— Знаешь, я хочу поговорить с тобой обо мне, — заговорила она без всякого перехода. — Вот зачем я вызвала тебя.
— Угу! — хмыкнул он с обычной суровостью. — Значит, о вас, барышня?
— Да, — подтвердила она, словно не слушая его. — Мне кажется, что наша дружба вступает в новую фазу. Первый период кончился, теперь наступает или что-то лучшее, или… худшее.
— Что ты говоришь? — задумчиво переспросил Килиан, глядя в землю прямо перед собой.
— Да, — продолжала она торопливо, но отчетливо, что было вообще характерно для ее манеры говорить, — мы сейчас похожи на зелень, на весь этот парк: мы находимся между летом и осенью. Я уже обращала твое внимание…
— Да. — Брови Килиана поползли вверх. — Обращала внимание. Между летом и осенью, — повторил он, стремясь вникнуть в смысл этих слов, хотя думал совсем о другом.
Франчиска несколько мгновений искоса и подозрительно смотрела на него, пытаясь угадать, воспринимает он ее всерьез или нет. Однако неподвижное лицо Килиана с крупным орлиным носом ничего не выдавало, и Франчиска продолжала, не в силах удержаться от резкого подергивания плечами — этого детского жеста, который казался таким не соответствующим суровым и правильным фразам, произносимым ею:
— Останемся мы друзьями или нет, но я хочу рассказать о последних годах моей жизни, вернее, о том моменте, когда я почувствовала к тебе симпатию.
— Да? — без всякого выражения произнес Килиан, захваченный, как обычно, ее характером, в котором легкомыслие и детскость смешивались с суровой и, в общем, прозорливой зрелостью.
Вся ее манера разговаривать, точные и законченные фразы, произносимые с оттенком назидательности, заставляли собеседника все время быть начеку. Это «стремление к нравоучениям пожилой, одинокой, немного желчной учительницы», как однажды в самом начале их знакомства выразился Килиан, и вместе с тем живой ум в ее двадцать два года — все это придавало Франчиске особое, порой волнующее женское обаяние.

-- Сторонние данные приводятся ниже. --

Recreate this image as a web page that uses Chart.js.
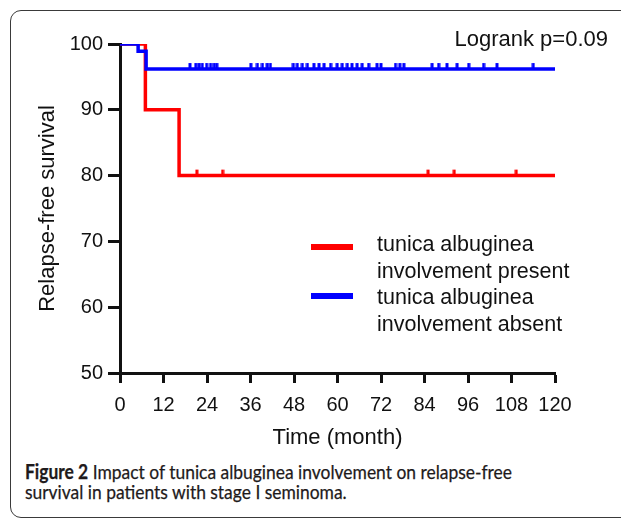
<!DOCTYPE html>
<html>
<head>
<meta charset="utf-8">
<script src="https://cdn.jsdelivr.net/npm/chart.js@4.4.1/dist/chart.umd.min.js"></script>
<style>
  html, body { margin: 0; padding: 0; background: #fff; overflow: hidden; width: 621px; height: 519px; }
  #frame {
    position: absolute; left: 10px; top: 10px; width: 700px; height: 506px;
    border: 1.5px solid #3a3a3a; border-radius: 11px;
  }
  #wrap { position: absolute; left: 0; top: 0; width: 621px; height: 451px; }
  #caption {
    position: absolute; left: 25px; top: 461px; white-space: nowrap;
    font-family: Lato, "Open Sans", sans-serif; font-size: 20px; line-height: 20px;
    color: #1e1a1b; transform-origin: 0 0; -webkit-text-stroke: 0.25px #1e1a1b;
  }
  #caption b { font-weight: 700; }
</style>
</head>
<body>
<div id="frame"></div>
<div id="wrap"><canvas id="km" width="621" height="451"></canvas></div>
<div id="caption">
  <div id="cap1"><b>Figure 2</b> Impact of tunica albuginea involvement on relapse-free</div>
  <div>survival in patients with stage I seminoma.</div>
</div>
<script>
// step curves (time in months, survival in %)
const presentTimes = [0, 7, 16.3, 120];
const presentSurv = [100, 90, 80, 80];
const absentTimes = [0, 5, 7.2, 120];
const absentSurv = [100, 98.9, 96.2, 96.2];

// censored observations
const presentCensor = [21.2, 28.3, 85, 92.2, 109.3];
const absentCensor = [19.3, 20.9, 21.8, 22.7, 23.9, 25.0, 26.0, 26.7, 36.1, 37.9, 39.3, 40.6, 41.5,
  47.8, 48.9, 50.3, 51.7, 53.5, 54.9, 56.3, 58.1, 59.9, 61.3, 62.7, 64.0, 65.4, 66.8, 68.6,
  70.9, 72.0, 76.0, 77.2, 78.3, 86.1, 87.9, 90.2, 93.0, 96.2, 100.3, 104.0, 114.0];

const xTicks = [0, 12, 24, 36, 48, 60, 72, 84, 96, 108, 120];
const yTicks = [50, 60, 70, 80, 90, 100];

const legendLabels = [
  ["tunica albuginea", "involvement present"],
  ["tunica albuginea", "involvement absent"],
];
const logrankText = "Logrank p=0.09";

const RED = "#ff0000";
const BLUE = "#0000ff";

function survAt(times, surv, t) {
  let v = surv[0];
  for (let i = 0; i < times.length; i++) {
    if (times[i] <= t) v = surv[i];
  }
  return v;
}

function tickMark(color) {
  const c = document.createElement("canvas");
  c.width = 4;
  c.height = 16;
  const g = c.getContext("2d");
  g.fillStyle = color;
  g.fillRect(0.5, 2, 3, 6);
  return c;
}

const pts = (times, surv) => times.map((t, i) => ({ x: t, y: surv[i] }));
const censorPts = (list, times, surv) => list.map((t) => ({ x: t, y: survAt(times, surv, t) }));

const TEXT_FONT = "'Liberation Sans', Arial, sans-serif";

const overlay = {
  id: "overlay",
  afterDraw(chart) {
    const ctx = chart.ctx;
    ctx.save();
    ctx.fillStyle = "#111";
    ctx.font = "22px " + TEXT_FONT;
    ctx.textAlign = "right";
    ctx.textBaseline = "middle";
    ctx.fillText(logrankText, 608, 40);

    const colors = [RED, BLUE];
    const rows = [247, 296];
    ctx.textAlign = "left";
    ctx.font = "21.5px " + TEXT_FONT;
    legendLabels.forEach((lines, i) => {
      ctx.fillStyle = colors[i];
      ctx.fillRect(311, rows[i] - 3, 42, 6);
      ctx.fillStyle = "#111";
      lines.forEach((s, j) => ctx.fillText(s, 377, 245 + (i * 2 + j) * 26.7));
    });
    ctx.restore();
  },
};

new Chart(document.getElementById("km"), {
  type: "line",
  data: {
    datasets: [
      {
        label: legendLabels[1].join(" "),
        data: pts(absentTimes, absentSurv),
        borderColor: BLUE,
        borderWidth: 3.5,
        stepped: true,
        pointRadius: 0,
        order: 0,
      },
      {
        label: legendLabels[0].join(" "),
        data: pts(presentTimes, presentSurv),
        borderColor: RED,
        borderWidth: 3.5,
        stepped: true,
        pointRadius: 0,
        order: 1,
      },
      {
        label: "absent censored",
        data: censorPts(absentCensor, absentTimes, absentSurv),
        showLine: false,
        pointStyle: tickMark(BLUE),
        pointRadius: 3,
        order: 0,
      },
      {
        label: "present censored",
        data: censorPts(presentCensor, presentTimes, presentSurv),
        showLine: false,
        pointStyle: tickMark(RED),
        pointRadius: 3,
        order: 1,
      },
    ],
  },
  options: {
    responsive: false,
    animation: false,
    layout: { padding: { top: 44, right: 66, left: 0, bottom: 0 } },
    plugins: { legend: { display: false }, tooltip: { enabled: false } },
    scales: {
      x: {
        type: "linear",
        min: 0,
        max: 120,
        afterBuildTicks: (s) => { s.ticks = xTicks.map((v) => ({ value: v })); },
        afterFit: (s) => { s.height = 78; },
        grid: { drawOnChartArea: false, tickLength: 10, tickWidth: 3, tickColor: "#111" },
        border: { color: "#111", width: 3 },
        ticks: { color: "#111", font: { family: TEXT_FONT, size: 20 }, padding: 10, maxRotation: 0 },
        title: { display: true, text: "Time (month)", color: "#111", font: { family: TEXT_FONT, size: 22 }, padding: { top: 0, bottom: 0 } },
      },
      y: {
        min: 50,
        max: 100,
        afterBuildTicks: (s) => { s.ticks = yTicks.map((v) => ({ value: v })); },
        afterFit: (s) => { s.width = 120; },
        grid: { drawOnChartArea: false, tickLength: 12, tickWidth: 3, tickColor: "#111" },
        border: { color: "#111", width: 3 },
        ticks: { color: "#111", font: { family: TEXT_FONT, size: 20 }, padding: 5 },
        title: { display: true, text: "Relapse-free survival", color: "#111", font: { family: TEXT_FONT, size: 22 }, padding: { top: 35, bottom: 0 } },
      },
    },
  },
  plugins: [overlay],
});

// fit caption to the printed line width
const cap = document.getElementById("caption");
const w = document.getElementById("cap1").getBoundingClientRect().width;
cap.style.transform = "scaleX(" + (487 / w) + ")";
</script>
</body>
</html>
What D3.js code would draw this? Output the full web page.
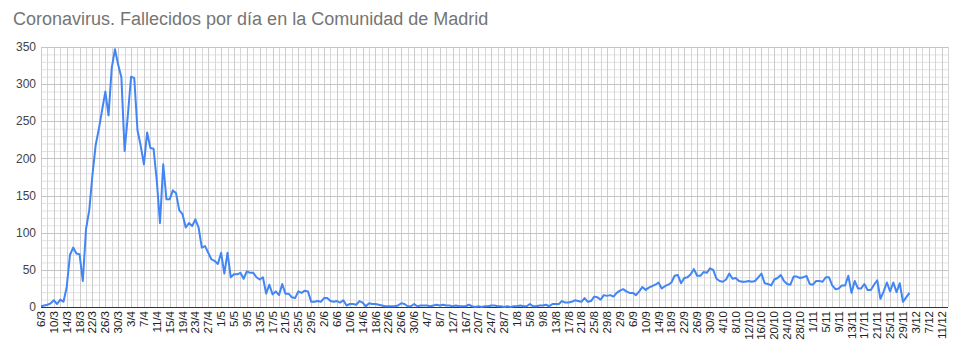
<!DOCTYPE html>
<html>
<head>
<meta charset="utf-8">
<script src="https://cdn.jsdelivr.net/npm/d3@7/dist/d3.min.js"></script>
<style>
  body { margin: 0; background: #fff; }
  svg { font-family: "Liberation Sans", Arial, sans-serif; }
</style>
</head>
<body>
<div id="okvir"></div>
<script>
// Primer dia de datos y fin del eje
var fechaInicio = new Date(2020, 2, 6);
var fechaFinEje = new Date(2020, 11, 13);
var fechaUltimaEtiqueta = new Date(2020, 11, 11);

// Fallecidos por dia desde el 6/3 (un valor por dia)
var fallecidos = [
  1, 2, 3, 5, 9, 4, 10, 7, 27, 70, 80, 72, 71, 35, 105, 130,
  178, 218, 240, 265, 290, 258, 322, 347, 326, 309, 210, 258, 310, 308, 238, 217, 192, 235, 214, 213,
  170, 113, 192, 145, 145, 157, 153, 130, 125, 107, 113, 109, 118, 107, 80, 82, 73, 64, 62, 58,
  73, 45, 73, 40, 44, 44, 46, 38, 48, 46, 46, 40, 37, 40, 18, 30, 17, 21, 16, 31,
  18, 18, 13, 12, 21, 19, 22, 21, 7, 7, 8, 7, 12, 12, 8, 7, 8, 6, 9,
  2, 4, 4, 3, 8, 6, 1, 5, 4, 4, 3, 2, 1, 1, 1, 1, 2, 5, 4, 1,
  1, 4, 1, 2, 2, 2, 1, 2, 3, 2, 3, 2, 2, 1, 2, 1, 1, 1, 3, 1,
  0, 1, 0, 1, 1, 2, 2, 1, 1, 0, 1, 0, 1, 1, 2, 1, 1, 4, 1, 1,
  2, 2, 3,
  1, 4, 4, 4, 8, 6, 6, 7, 9, 8, 7, 12, 7, 8, 14, 13, 10, 16, 15, 16, 14, 19,
  22, 24, 21, 19, 19, 16, 21, 27, 23, 26, 28, 30, 33, 25, 28, 30, 33, 42, 43, 32,
  39, 40, 44, 51, 42, 42, 47, 46, 52, 50, 38, 35, 34, 37, 45, 38, 39, 35, 34, 34,
  35, 34, 35, 40, 45, 32, 31, 29, 37, 39, 43, 35, 31, 30, 41, 41, 39, 40, 42, 31,
  30, 35, 35, 34, 40, 40, 29, 24, 25, 29, 29, 42, 19, 35, 25, 25, 31, 23, 23, 30,
  36, 11, 21, 33, 21, 33, 20, 32, 7, 13, 19
];

var ticksY = [0, 50, 100, 150, 200, 250, 300, 350];

var datos = fallecidos.map((v, i) => ({ fecha: d3.timeDay.offset(fechaInicio, i), valor: v }));

var width = 959;
var height = 352;
var margin = { top: 47, right: 11, bottom: 45, left: 41 };

var svg = d3.select("#okvir")
    .append("svg")
    .attr("width", width)
    .attr("height", height);

var x = d3.scaleTime()
    .domain([fechaInicio, fechaFinEje])
    .range([margin.left, width - margin.right]);

var y = d3.scaleLinear()
    .domain([0, 350])
    .range([height - margin.bottom, margin.top]);

// Rejilla horizontal secundaria (cada 10)
svg.append("g")
    .selectAll("line")
    .data(d3.range(0, 351, 10).filter(v => v % 50 !== 0))
    .enter()
    .append("line")
    .attr("x1", margin.left)
    .attr("x2", width - margin.right)
    .attr("y1", d => y(d) + 0.5)
    .attr("y2", d => y(d) + 0.5)
    .attr("stroke", "#e2e2e2");

// Rejilla vertical (cada 2 dias)
var diasRejilla = d3.timeDay.range(fechaInicio, d3.timeDay.offset(fechaFinEje, 1), 1)
    .filter((d, i) => i % 2 === 0);
svg.append("g")
    .selectAll("line")
    .data(diasRejilla)
    .enter()
    .append("line")
    .attr("x1", d => Math.round(x(d)) + 0.5)
    .attr("x2", d => Math.round(x(d)) + 0.5)
    .attr("y1", margin.top)
    .attr("y2", height - margin.bottom)
    .attr("stroke", (d, i) => i % 2 === 0 ? "#cccccc" : "#d6d6d6");

// Rejilla horizontal principal
svg.append("g")
    .selectAll("line")
    .data(ticksY)
    .enter()
    .append("line")
    .attr("x1", margin.left)
    .attr("x2", width - margin.right)
    .attr("y1", d => Math.round(y(d)) + 0.5)
    .attr("y2", d => Math.round(y(d)) + 0.5)
    .attr("stroke", "#c4c4c4");

// Etiquetas eje y
svg.append("g")
    .selectAll("text")
    .data(ticksY)
    .enter()
    .append("text")
    .attr("x", margin.left - 5)
    .attr("y", d => y(d))
    .attr("dy", "0.35em")
    .attr("text-anchor", "end")
    .style("font-size", "12px")
    .style("fill", "#444")
    .text(d => d);

// Etiquetas eje x (cada 4 dias, giradas)
var fmt = d3.timeFormat("%-d/%-m");
var ticksX = d3.timeDay.range(fechaInicio, d3.timeDay.offset(fechaUltimaEtiqueta, 1), 1)
    .filter((d, i) => i % 4 === 0);
svg.append("g")
    .selectAll("text")
    .data(ticksX)
    .enter()
    .append("text")
    .attr("transform", d => "translate(" + x(d) + "," + (height - margin.bottom + 4) + ") rotate(-90)")
    .attr("dy", "0.35em")
    .attr("text-anchor", "end")
    .style("font-size", "11.5px")
    .style("fill", "#222")
    .text(d => fmt(d));

// Linea base
svg.append("line")
    .attr("x1", margin.left)
    .attr("x2", width - margin.right)
    .attr("y1", y(0) + 0.5)
    .attr("y2", y(0) + 0.5)
    .attr("stroke", "#333")
    .attr("stroke-width", 1.2);

// Serie
var linea = d3.line()
    .x(d => x(d.fecha))
    .y(d => y(d.valor));

svg.append("path")
    .datum(datos)
    .attr("d", linea)
    .attr("fill", "none")
    .attr("stroke", "#4285f4")
    .attr("stroke-width", 2)
    .attr("stroke-linejoin", "round");

// Titulo
svg.append("text")
    .attr("x", 13)
    .attr("y", 25)
    .style("font-size", "18px")
    .style("fill", "#757575")
    .text("Coronavirus. Fallecidos por día en la Comunidad de Madrid");
</script>
</body>
</html>
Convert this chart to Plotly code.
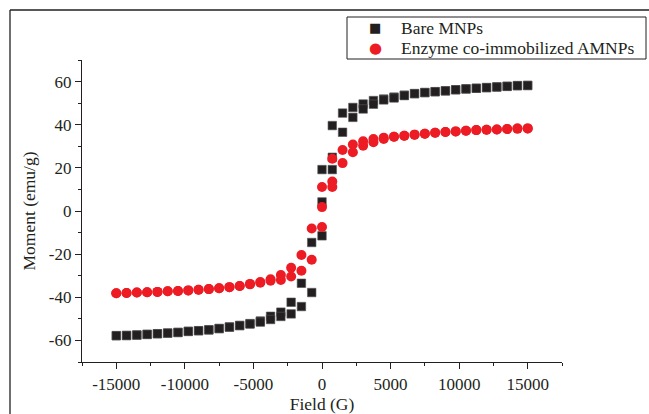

— Да, — подтвердила она, — ты единственный человек, который может хоть что-то понять. — Сообразив, что она сказала, Франчиска взглянула на Килиана, пытаясь угадать, обиделся он или нет. Но, как обычно, она ничего не прочла на его лице и тут же совершенно неожиданно разразилась детским громким смехом. Она смеялась и играла с кожаным шнурком на правой туфле, то развязывая, то завязывая его, стремясь сделать бантик как можно ровнее. Килиан сидел все время неподвижно, и после долгих минут молчания она вдруг быстро, отчетливо заговорила:
— В первую очередь я хочу рассказать тебе о моем отце, потом о матери и моих трех сестрах. Две из них старше меня, одна моложе. Вполне понятно, что я постараюсь быть как можно более краткой и касаться только самой сути.
Произнося эту фразу, она продолжала играть со шнурком, глядя на свои руки каким-то отсутствующим взглядом.
— Самая суть? — ворчливо переспросил Килиан. — Это не такая простая вещь. Впрочем, сейчас уже довольно поздно.
— Это ничего не значит, — сказала она равнодушно.
Килиан уголком глаза следил за Франчиской, слегка удивляясь ей и продолжая в то же время обдумывать важный вопрос, который должен был обсуждаться на следующий день в десять часов утра на совещании с инспекторами по охране труда. Франчиска быстро заговорила.
— Моя семья — типично мелкобуржуазная, — заявила она. — Я начала понимать свою семью еще в первых классах гимназии, но взбунтовалась против нее только в последних. Разрыв с родными произошел два года назад, когда меня послали в медицинское училище.
— Разрыв… — повторил Килиан, не глядя на нее.
— Конечно, — поспешила подтвердить Франчиска, — я вовсе не лицемерка. Я откровенна и все время стремлюсь к тому, чтобы говорить только о главном. Мой дядя — епископ, а отец был священником, не обыкновенным священником, а чем-то вроде духовного чиновника-администратора. Моя мать — племянница епископа, а у сестер нет никаких занятий, они как были, так и останутся игрушками в руках матери. Я говорю, подразумевая старших сестер, потому что младшая, Анишоара, еще почти ребенок.
Килиан расхохотался, но, увидев, как возмущенно, почти гневно она повернулась к нему, постарался подавить смех и, приняв свою обычную позу, решительно махнул рукой, чтобы она продолжала.